Over the last few years as we’ve talked about mobile app management, one of the questions that has always come up has been about where we actually get these manageable apps. For the most part, the answer has involved 3rd-party EMM/MAM vendors. But what happens to 3rd-party products when the apps we need have their own management features already built in?
When you choose an EMM vendor, you’re also buying into their ecosystem of different MAM options. If you want an app that can plug into your EMM server, you have four basic choices: For in-house or custom apps, you use you EMM vendor’s MAM SDK. Most EMM vendors will also provide some basic apps like sandboxed email clients and browsers. You can use your EMM vendor’s app wrapping tool to wrap apps that you buy directly from ISVs. And finally, many EMM vendors also have partner programs (like Good Dynamics, MobileIron AppConnect, Citrix Worx app store, Symantec Sealed, and several others) so that ISVs can make versions of their apps that can be plugged directly into the EMM platform.

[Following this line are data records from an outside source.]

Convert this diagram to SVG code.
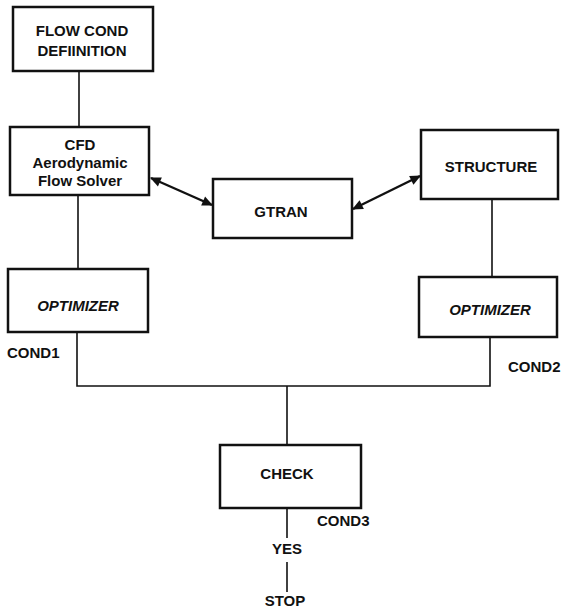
<svg xmlns="http://www.w3.org/2000/svg" width="561" height="613" viewBox="0 0 561 613">
<style>
.box{fill:#fff;stroke:#111;stroke-width:2.5}
.ln{fill:none;stroke:#111;stroke-width:1.6}
.ar{fill:none;stroke:#111;stroke-width:2.4}
text{font-family:"Liberation Sans",Arial,sans-serif;font-size:15px;font-weight:bold;fill:#111}
.c{text-anchor:middle}
.i{font-style:italic}
</style>
<defs>
<marker id="ah" viewBox="0 0 10 10" refX="9" refY="5" markerWidth="5" markerHeight="4.5" orient="auto-start-reverse" markerUnits="strokeWidth">
<path d="M0,0.5 L10,5 L0,9.5 Z" fill="#111"/>
</marker>
</defs>
<rect width="561" height="613" fill="#fff"/>
<g id="connectors">
<line class="ln" x1="79" y1="71" x2="79" y2="127"/>
<line class="ln" x1="78" y1="195" x2="78" y2="269"/>
<line class="ln" x1="492" y1="199" x2="492" y2="277"/>
<polyline class="ln" points="77,332 77,386 490,386 490,337"/>
<line class="ln" x1="287" y1="386" x2="287" y2="445"/>
<line class="ln" x1="287" y1="508" x2="287" y2="538"/>
<line class="ln" x1="287" y1="562" x2="287" y2="592"/>
<line class="ar" x1="151" y1="178" x2="212" y2="205" marker-start="url(#ah)" marker-end="url(#ah)"/>
<line class="ar" x1="420" y1="176" x2="353" y2="209" marker-start="url(#ah)" marker-end="url(#ah)"/>
</g>
<g id="flowcond">
<rect class="box" x="13" y="7" width="140" height="64"/>
<text class="c" x="82" y="36">FLOW COND</text>
<text class="c" x="82" y="56">DEFIINITION</text>
</g>
<g id="cfd">
<rect class="box" x="10" y="127" width="139" height="68"/>
<text class="c" x="80" y="150">CFD</text>
<text class="c" x="80" y="168">Aerodynamic</text>
<text class="c" x="80" y="186">Flow Solver</text>
</g>
<g id="gtran">
<rect class="box" x="213" y="179" width="139" height="59"/>
<text class="c" x="281" y="217">GTRAN</text>
</g>
<g id="structure">
<rect class="box" x="421" y="130" width="137" height="69"/>
<text class="c" x="491" y="172">STRUCTURE</text>
</g>
<g id="optimizer1">
<rect class="box" x="8" y="269" width="140" height="63"/>
<text class="c i" x="78" y="311">OPTIMIZER</text>
</g>
<g id="optimizer2">
<rect class="box" x="419" y="277" width="138" height="60"/>
<text class="c i" x="490" y="315">OPTIMIZER</text>
</g>
<g id="check">
<rect class="box" x="220" y="445" width="141" height="63"/>
<text class="c" x="287" y="479">CHECK</text>
</g>
<g id="labels">
<text x="7" y="358">COND1</text>
<text x="508" y="372">COND2</text>
<text x="317" y="526">COND3</text>
<text class="c" x="287" y="554">YES</text>
<text class="c" x="285" y="606">STOP</text>
</g>
</svg>
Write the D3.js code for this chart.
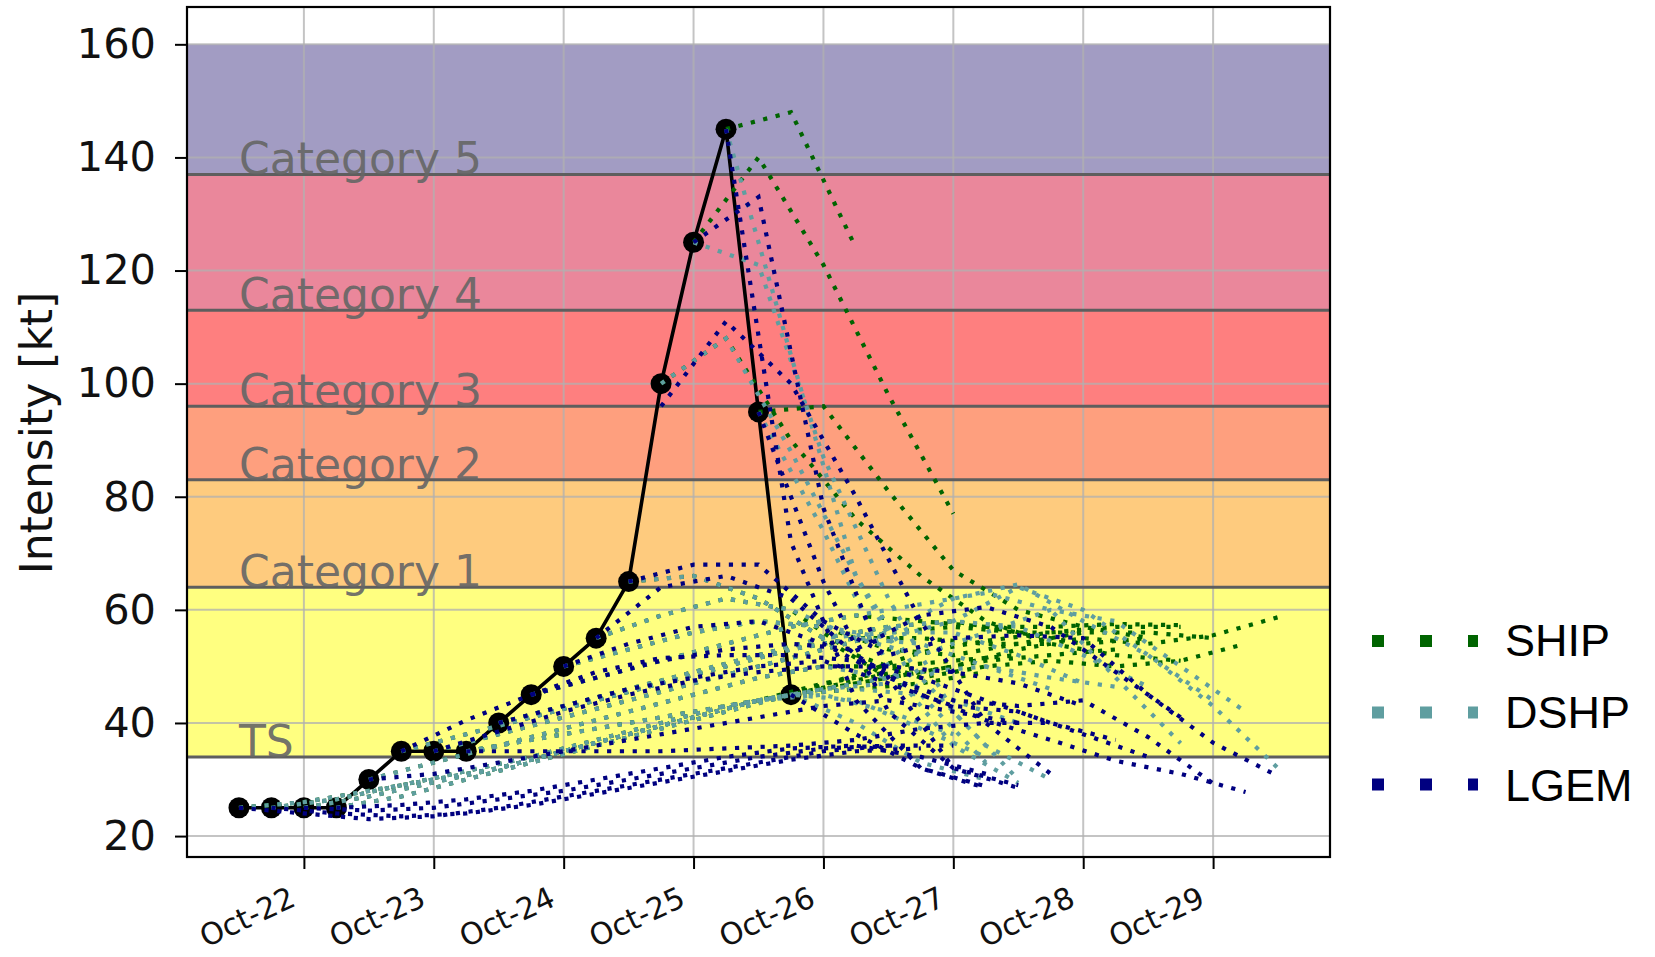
<!DOCTYPE html>
<html><head><meta charset="utf-8">
<script src="https://cdn.jsdelivr.net/npm/d3@7"></script>
<style>html,body{margin:0;padding:0;background:#fff}svg{display:block}</style>
</head><body>
<svg id="chart" width="1655" height="957"></svg>
<script>
// ---------------- data ----------------
const trackTimes = ["2023-10-21T12:00Z","2023-10-21T18:00Z","2023-10-22T00:00Z","2023-10-22T06:00Z",
  "2023-10-22T12:00Z","2023-10-22T18:00Z","2023-10-23T00:00Z","2023-10-23T06:00Z","2023-10-23T12:00Z",
  "2023-10-23T18:00Z","2023-10-24T00:00Z","2023-10-24T06:00Z","2023-10-24T12:00Z","2023-10-24T18:00Z",
  "2023-10-25T00:00Z","2023-10-25T06:00Z","2023-10-25T12:00Z","2023-10-25T18:00Z"];
const trackIntensity = [25,25,25,25,30,35,35,35,40,45,50,55,65,100,125,145,95,45];
const forecastStepHours = 12;
// one row per initial time (same order as trackTimes), values every 12 h
const shipForecasts = [
  [25,26,28,30,32,35,38,41,44,47,49],
  [25,26.5,29,31.5,34,37,40,43,45,47.5,50],
  [25,27,29.5,32,35,38,41,44,46,48,50],
  [25,27,30,33,36,39,42,45,46,47,49],
  [30,33,36,39,42,45,48,50,50,51,52],
  [35,38,41,44,47,50,53,55,55,54,54],
  [35,38,41,44,47,50,53,56,57,56,56],
  [35,37,39,41,43,45,47,49,51,52,53],
  [40,43,46,49,52,55,57,58,56,54,55],
  [45,48,51,54,57,59,58,57,57,57.5,57.3],
  [50,53,56,58,57,53,52,54,56,56,55],
  [55,59,62,60,52,48,50,51,50,51,54],
  [65,66,62,55,48,50,53,55,54,55.5,58.7],
  [100,108,90,76,66,58,54,52,51],
  [125,140,121,98,77],
  [145,148,124],
  [95,96,81,67,60,57,55],
  [45,48.5,52.5,54.5,56,57,57]
];
const dshpForecasts = [
  [25,26,28,30,32,35,38,41,44,46,47],
  [25,26.5,29,31.5,34,37,40,43,45,46,45],
  [25,27,29.5,32,35,38,41,44,45,42,38],
  [25,27,30,33,36,39,42,45,44,39,34],
  [30,33,36,39,42,45,48,50,48,44,40],
  [35,38,41,44,47,50,53,55,54,50,46],
  [35,38,41,44,47,50,53,56,56,52,47],
  [35,37,39,41,43,45,47,49,50,48,46.4],
  [40,43,46,49,52,55,57,58,57,52,46.4],
  [45,48,51,54,57,59,61,63,60,48,36.4],
  [50,53,56,58,57,55,58,64,60,52,44],
  [55,59,62,60,55,52,56,60,58,50,42],
  [65,66,62,55,56,62,64.5,58,52,43,32],
  [100,108,88,66,48,36,30],
  [125,121,87,62,42,30],
  [145,105,66,45,33],
  [95,74,50,36,29.4],
  [45,40,33,30]
];
const lgemForecasts = [
  [25,24,23,23.5,25,27,29,31,33,35,36],
  [25,24,23.5,24,25.5,27.5,29.5,31.5,33.5,35,35.5],
  [25,24.5,25,26.5,28,30,32,34,35.5,36,36],
  [25,25.5,26.5,28,30,32,34,35.5,36,34,31],
  [30,31,33,35,37,39,41,43,44,42,40],
  [35,40.5,45,49,51.5,52,52,51,48,44,40],
  [35,38.5,42,45,47.5,49,50,50,49,47,43],
  [35,35,35,35,35.5,36,37,39,40,40,37],
  [40,43,46,48,50,51,47,43,42,38,34],
  [45,48,51,53,54,53,59,60.5,57,49,41],
  [50,54,57,58,54,48,44,43,44,37.5,29.3],
  [55,64,66,62,52,45,40.5,37,33.3,31,27.8],
  [65,68,68,58,52,55,55.5,55,45,36.5,30.6],
  [96,111,100,80,58,40,31],
  [125,133,78,48,32,29],
  [145,72,44,32,28.8],
  [95,65,42,32,28.5],
  [45,38,32,28.5]
];
const modelNames = ["SHIP","DSHP","LGEM"];
const modelColors = ["#006400","#5f9ea0","#000080"];
const bandBounds = [34,64,83,96,113,137,160];
const bandNames = ["TS","Category 1","Category 2","Category 3","Category 4","Category 5"];
const bandColors = ["#ffff80","#fecb7e","#fe9f7e","#fe7f7f","#ea879b","#a29cc3"];
const yTickValues = [20,40,60,80,100,120,140,160];
const xDomain = ["2023-10-21T02:24Z","2023-10-29T21:36Z"];
const yDomain = [16.3,166.6];

// ---------------- drawing ----------------
const svg = d3.select("#chart");
const L = 187, R = 1330, T = 7, B = 857;
const parse = s => new Date(s);
const x = d3.scaleUtc().domain(xDomain.map(parse)).range([L, R]);
const y = d3.scaleLinear().domain(yDomain).range([B, T]);
const FONT = "'DejaVu Sans', sans-serif";

const plot = svg.append("g");
plot.append("defs").append("clipPath").attr("id","clip")
  .append("rect").attr("x",L).attr("y",T).attr("width",R-L).attr("height",B-T);
const inner = plot.append("g").attr("clip-path","url(#clip)");

// category bands
bandNames.forEach((n,i)=>{
  inner.append("rect").attr("x",L).attr("width",R-L)
    .attr("y",y(bandBounds[i+1])).attr("height",y(bandBounds[i])-y(bandBounds[i+1]))
    .attr("fill",bandColors[i]);
});
// grid
const xTicks = x.ticks(d3.utcDay.every(1));
inner.append("g").selectAll("line").data(xTicks).join("line")
  .attr("x1",d=>x(d)).attr("x2",d=>x(d)).attr("y1",T).attr("y2",B)
  .attr("stroke","#b0b0b0").attr("stroke-opacity",0.75).attr("stroke-width",2);
inner.append("g").selectAll("line").data(yTickValues).join("line")
  .attr("y1",d=>y(d)).attr("y2",d=>y(d)).attr("x1",L).attr("x2",R)
  .attr("stroke","#b0b0b0").attr("stroke-opacity",0.75).attr("stroke-width",2);
// band boundary lines
inner.append("g").selectAll("line").data(bandBounds.slice(0,-1)).join("line")
  .attr("y1",d=>y(d)).attr("y2",d=>y(d)).attr("x1",L).attr("x2",R)
  .attr("stroke","#5e5e5e").attr("stroke-width",3);
// band labels
const labelTime = parse(trackTimes[0]);
inner.append("g").selectAll("text").data(bandNames).join("text")
  .attr("x",x(labelTime)).attr("y",(d,i)=>y(bandBounds[i]))
  .attr("font-family",FONT).attr("font-size",44).attr("fill","#666666").attr("fill-opacity",0.92)
  .text(d=>d);

// best track
const track = trackTimes.map((t,i)=>({t:parse(t), v:trackIntensity[i]}));
const line = d3.line().x(d=>x(d.t)).y(d=>y(d.v));
inner.append("path").datum(track).attr("d",line)
  .attr("fill","none").attr("stroke","#000").attr("stroke-width",3.6);
inner.append("g").selectAll("circle").data(track).join("circle")
  .attr("cx",d=>x(d.t)).attr("cy",d=>y(d.v)).attr("r",10.5).attr("fill","#000");

// forecasts
const allForecasts = [shipForecasts, dshpForecasts, lgemForecasts];
allForecasts.forEach((set,m)=>{
  const g = inner.append("g");
  set.forEach((vals,i)=>{
    const t0 = parse(trackTimes[i]).getTime();
    const pts = vals.map((v,k)=>({t:new Date(t0 + k*forecastStepHours*3600e3), v}));
    g.append("path").datum(pts).attr("d",line)
      .attr("fill","none").attr("stroke",modelColors[m]).attr("stroke-width",4.2)
      .attr("stroke-dasharray","4.2,8.6");
  });
});

// frame
plot.append("rect").attr("x",L).attr("y",T).attr("width",R-L).attr("height",B-T)
  .attr("fill","none").attr("stroke","#000").attr("stroke-width",2.2);

// y axis
const yAxis = svg.append("g").attr("transform",`translate(${L},0)`)
  .call(d3.axisLeft(y).tickValues(yTickValues).tickSize(12).tickPadding(19));
yAxis.select(".domain").remove();
yAxis.selectAll(".tick line").attr("stroke","#000").attr("stroke-width",2);
yAxis.selectAll(".tick text").attr("font-family",FONT).attr("font-size",41.5).attr("fill","#111");

// x axis (ticks from the axis generator, labels placed as rotated texts)
const xFmt = d3.utcFormat("%b-%d");
const xAxis = svg.append("g").attr("transform",`translate(0,${B})`)
  .call(d3.axisBottom(x).ticks(d3.utcDay.every(1)).tickFormat("").tickSize(12));
xAxis.select(".domain").remove();
xAxis.selectAll(".tick line").attr("stroke","#000").attr("stroke-width",2);
const labY = B + 48;
svg.append("g").selectAll("text").data(xTicks).join("text")
  .attr("x",d=>x(d)-6.5).attr("y",labY)
  .attr("transform",d=>`rotate(-25,${x(d)-6.5},${labY})`)
  .attr("text-anchor","end")
  .attr("font-family",FONT).attr("font-size",30).attr("fill","#111")
  .text(d=>xFmt(d));

// y label
svg.append("text").attr("transform","translate(52,433) rotate(-90)")
  .attr("text-anchor","middle").attr("font-family",FONT).attr("font-size",44).attr("fill","#111")
  .text("Intensity [kt]");

// legend
const lg = svg.append("g");
const legY = [641,712.5,784.5], legTextY = [656,728,801];
modelNames.forEach((n,i)=>{
  lg.append("line").attr("x1",1372).attr("x2",1478).attr("y1",legY[i]).attr("y2",legY[i])
    .attr("stroke",modelColors[i]).attr("stroke-width",12).attr("stroke-dasharray","12,36");
  lg.append("text").attr("x",1505).attr("y",legTextY[i])
    .attr("font-family","'Liberation Sans', Arial, sans-serif").attr("font-size",45).attr("fill","#000")
    .text(n);
});
</script>
</body></html>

However, even with all these different options, getting your hands on all the apps you need can still be an issue. Most of these partner programs have just a few dozen apps at most. We’ve talked about open standards as a possible solution to the problem, and OS-enabled MAM that rides on top of an MDM protocol is another option, but those are both conversations for another time.
Assuming enterprise customers want MAM-like features in their apps (typical features might be a passcode to launch the app, remote wipe, encryption, sharing controls, or geofencing), then what happens when the app makers respond to this and just start building these features in on their own?
Many of the apps that you would want to control with MAM are client apps for various enterprise software and SaaS products anyway, so for these types of apps, there’s probably already a management interface that’s used to provision users’ access in the first place. If there are MAM features already built into the apps, while you’re provisioning your users, you can also just check the boxes for whatever policies you need—passwords, sharing controls, whatever. This means that there’s no third-party EMM vendor involved, no app wrapping, no special versions of apps, or anything like that.
This sounds like a great alternative to third-party MAM, right? It can be, but one of the main problems is that now all of your apps are in individual silos. On the management end, you know have to go into each separate product and make policy changes individually. Users miss out on integration, too. If all the apps have their own management silos, then users will have to put in individual passcodes for all each one, and sharing between these different apps (say getting a document from a file syncing app into a different office suite app) could be difficult, too. And do you trust every single random ISV to implement all these features, or would you rather they partner with a third-party MAM vendor?
What conclusions can we draw from this? Apps and services with built-in MAM are becoming more of a reality (look at Dropbox for Enterprise, for example), and they’ll be a good option for a lot of use cases. But it’s highly unlikely that these types of apps will make the need for third-party EMM disappear. (Just like iOS 7 MAM didn’t make any anything disappear—it’s just another tool.)
What we can also do is understand that mobile app management is still a fragmented endeavor, and that there will never be one single “right” way to do it. Instead we have three ways to do it: Third-party MAM that plugs into an EMM platform, OS-enabled MAM (like with iOS 7), and what we’ve been talking about here—apps that are manageable on their own, without a third-party EMM product.